=== GIVEN EXERCISE ===
Reproduce exactly the run of lines from the one containing "Reproduce this screenshot" through the one containing "ys(c), width: x1". Pictures do not belong in the copy.

=== MATERIAL ===
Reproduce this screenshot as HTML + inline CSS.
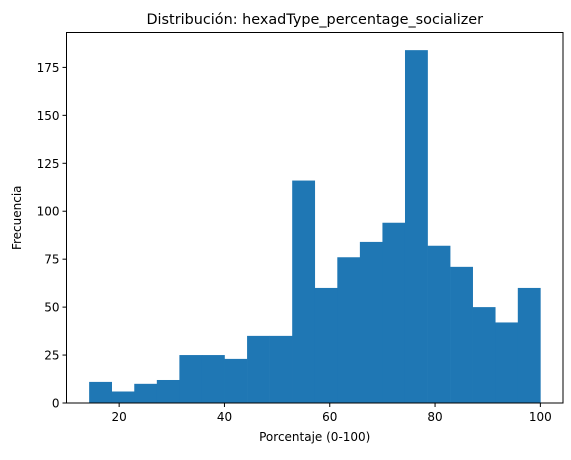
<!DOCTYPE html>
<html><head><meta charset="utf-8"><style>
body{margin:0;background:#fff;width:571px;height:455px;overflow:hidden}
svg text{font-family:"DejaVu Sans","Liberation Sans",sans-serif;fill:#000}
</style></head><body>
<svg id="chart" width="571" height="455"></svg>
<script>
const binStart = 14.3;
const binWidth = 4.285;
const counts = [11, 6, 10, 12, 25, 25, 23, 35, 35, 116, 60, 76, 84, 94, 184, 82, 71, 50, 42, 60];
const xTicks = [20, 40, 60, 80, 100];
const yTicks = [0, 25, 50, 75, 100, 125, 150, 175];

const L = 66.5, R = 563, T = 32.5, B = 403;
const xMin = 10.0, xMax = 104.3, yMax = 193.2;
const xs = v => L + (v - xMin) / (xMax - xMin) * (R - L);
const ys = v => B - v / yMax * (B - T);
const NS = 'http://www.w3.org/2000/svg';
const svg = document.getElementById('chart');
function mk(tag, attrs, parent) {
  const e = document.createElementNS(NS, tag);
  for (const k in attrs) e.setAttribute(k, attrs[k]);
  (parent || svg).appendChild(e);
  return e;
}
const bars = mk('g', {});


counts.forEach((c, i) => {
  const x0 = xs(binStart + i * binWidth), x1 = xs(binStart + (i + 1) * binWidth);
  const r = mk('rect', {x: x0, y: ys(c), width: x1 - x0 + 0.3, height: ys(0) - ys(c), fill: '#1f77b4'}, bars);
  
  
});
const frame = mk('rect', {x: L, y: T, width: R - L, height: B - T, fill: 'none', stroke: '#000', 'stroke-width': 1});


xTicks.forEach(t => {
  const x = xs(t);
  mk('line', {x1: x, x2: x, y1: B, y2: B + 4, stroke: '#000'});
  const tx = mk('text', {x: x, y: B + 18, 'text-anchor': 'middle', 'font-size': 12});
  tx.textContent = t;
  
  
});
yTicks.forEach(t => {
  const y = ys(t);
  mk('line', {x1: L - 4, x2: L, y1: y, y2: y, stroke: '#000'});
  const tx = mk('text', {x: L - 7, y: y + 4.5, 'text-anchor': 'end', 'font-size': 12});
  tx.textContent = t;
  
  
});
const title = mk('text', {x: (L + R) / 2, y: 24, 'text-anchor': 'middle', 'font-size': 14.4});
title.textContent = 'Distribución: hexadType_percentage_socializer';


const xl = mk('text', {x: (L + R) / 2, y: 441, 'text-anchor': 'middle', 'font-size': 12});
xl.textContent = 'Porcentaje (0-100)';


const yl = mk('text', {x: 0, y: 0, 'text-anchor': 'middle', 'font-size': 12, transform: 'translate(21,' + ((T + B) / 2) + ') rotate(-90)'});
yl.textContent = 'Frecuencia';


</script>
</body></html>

---

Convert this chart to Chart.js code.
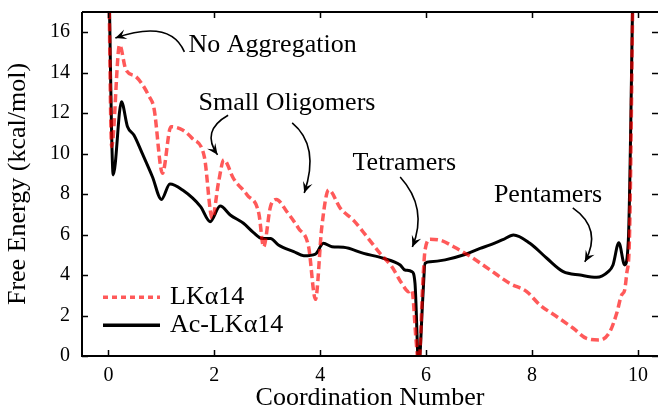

--

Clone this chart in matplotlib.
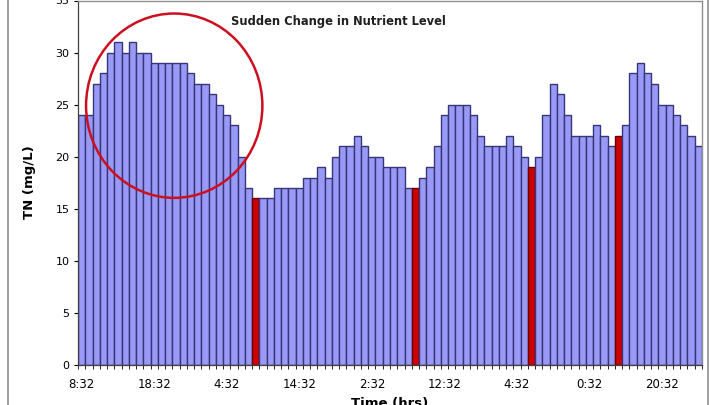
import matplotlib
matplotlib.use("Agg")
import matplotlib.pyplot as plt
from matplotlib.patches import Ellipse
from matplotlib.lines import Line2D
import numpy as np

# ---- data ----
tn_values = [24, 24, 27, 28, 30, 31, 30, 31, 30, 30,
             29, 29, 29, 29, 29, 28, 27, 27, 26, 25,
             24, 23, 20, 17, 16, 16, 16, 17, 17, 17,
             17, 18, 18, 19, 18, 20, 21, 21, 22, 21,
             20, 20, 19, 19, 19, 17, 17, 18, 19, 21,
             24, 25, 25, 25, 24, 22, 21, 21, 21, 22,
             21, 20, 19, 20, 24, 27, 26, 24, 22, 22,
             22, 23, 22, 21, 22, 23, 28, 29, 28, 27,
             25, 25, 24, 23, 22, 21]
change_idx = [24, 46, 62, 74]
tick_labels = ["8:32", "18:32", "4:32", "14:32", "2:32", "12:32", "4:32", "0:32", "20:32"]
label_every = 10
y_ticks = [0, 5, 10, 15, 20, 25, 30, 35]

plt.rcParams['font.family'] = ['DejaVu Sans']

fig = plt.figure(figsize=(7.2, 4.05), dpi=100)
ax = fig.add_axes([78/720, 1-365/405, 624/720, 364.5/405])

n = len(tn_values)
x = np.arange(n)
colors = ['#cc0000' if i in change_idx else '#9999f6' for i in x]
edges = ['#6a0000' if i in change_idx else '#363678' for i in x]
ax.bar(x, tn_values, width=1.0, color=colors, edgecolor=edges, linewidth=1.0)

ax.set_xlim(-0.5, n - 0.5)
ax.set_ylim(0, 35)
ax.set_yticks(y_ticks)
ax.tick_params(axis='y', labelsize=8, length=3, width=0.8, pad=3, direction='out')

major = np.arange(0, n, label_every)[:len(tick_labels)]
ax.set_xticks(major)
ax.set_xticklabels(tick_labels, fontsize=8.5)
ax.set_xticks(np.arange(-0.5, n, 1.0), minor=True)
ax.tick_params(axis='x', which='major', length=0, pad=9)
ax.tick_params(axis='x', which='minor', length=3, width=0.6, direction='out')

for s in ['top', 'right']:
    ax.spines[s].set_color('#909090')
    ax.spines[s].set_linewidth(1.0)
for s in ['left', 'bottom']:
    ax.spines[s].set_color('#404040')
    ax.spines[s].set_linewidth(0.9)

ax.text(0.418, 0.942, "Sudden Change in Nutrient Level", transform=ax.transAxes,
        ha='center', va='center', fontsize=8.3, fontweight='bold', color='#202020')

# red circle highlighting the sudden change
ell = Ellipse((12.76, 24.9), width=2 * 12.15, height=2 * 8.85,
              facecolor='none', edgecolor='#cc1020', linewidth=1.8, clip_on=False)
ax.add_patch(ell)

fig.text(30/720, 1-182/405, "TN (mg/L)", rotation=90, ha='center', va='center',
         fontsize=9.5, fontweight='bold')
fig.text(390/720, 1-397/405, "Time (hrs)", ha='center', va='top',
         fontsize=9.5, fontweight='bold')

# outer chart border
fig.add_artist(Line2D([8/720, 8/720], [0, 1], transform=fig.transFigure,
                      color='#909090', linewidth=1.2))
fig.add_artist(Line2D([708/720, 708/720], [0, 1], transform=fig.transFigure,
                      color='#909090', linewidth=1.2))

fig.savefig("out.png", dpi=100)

=== REPLY TO THE EXERCISE ===
Reproduce this screenshot as HTML + inline CSS.
<!DOCTYPE html>
<html><head><meta charset="utf-8"><style>
body{margin:0;background:#fff;width:571px;height:455px;overflow:hidden}
svg text{font-family:"DejaVu Sans","Liberation Sans",sans-serif;fill:#000}
</style></head><body>
<svg id="chart" width="571" height="455"></svg>
<script>
const binStart = 14.3;
const binWidth = 4.285;
const counts = [11, 6, 10, 12, 25, 25, 23, 35, 35, 116, 60, 76, 84, 94, 184, 82, 71, 50, 42, 60];
const xTicks = [20, 40, 60, 80, 100];
const yTicks = [0, 25, 50, 75, 100, 125, 150, 175];

const L = 66.5, R = 563, T = 32.5, B = 403;
const xMin = 10.0, xMax = 104.3, yMax = 193.2;
const xs = v => L + (v - xMin) / (xMax - xMin) * (R - L);
const ys = v => B - v / yMax * (B - T);
const NS = 'http://www.w3.org/2000/svg';
const svg = document.getElementById('chart');
function mk(tag, attrs, parent) {
  const e = document.createElementNS(NS, tag);
  for (const k in attrs) e.setAttribute(k, attrs[k]);
  (parent || svg).appendChild(e);
  return e;
}
const bars = mk('g', {});


counts.forEach((c, i) => {
  const x0 = xs(binStart + i * binWidth), x1 = xs(binStart + (i + 1) * binWidth);
  const r = mk('rect', {x: x0, y: ys(c), width: x1 - x0 + 0.3, height: ys(0) - ys(c), fill: '#1f77b4'}, bars);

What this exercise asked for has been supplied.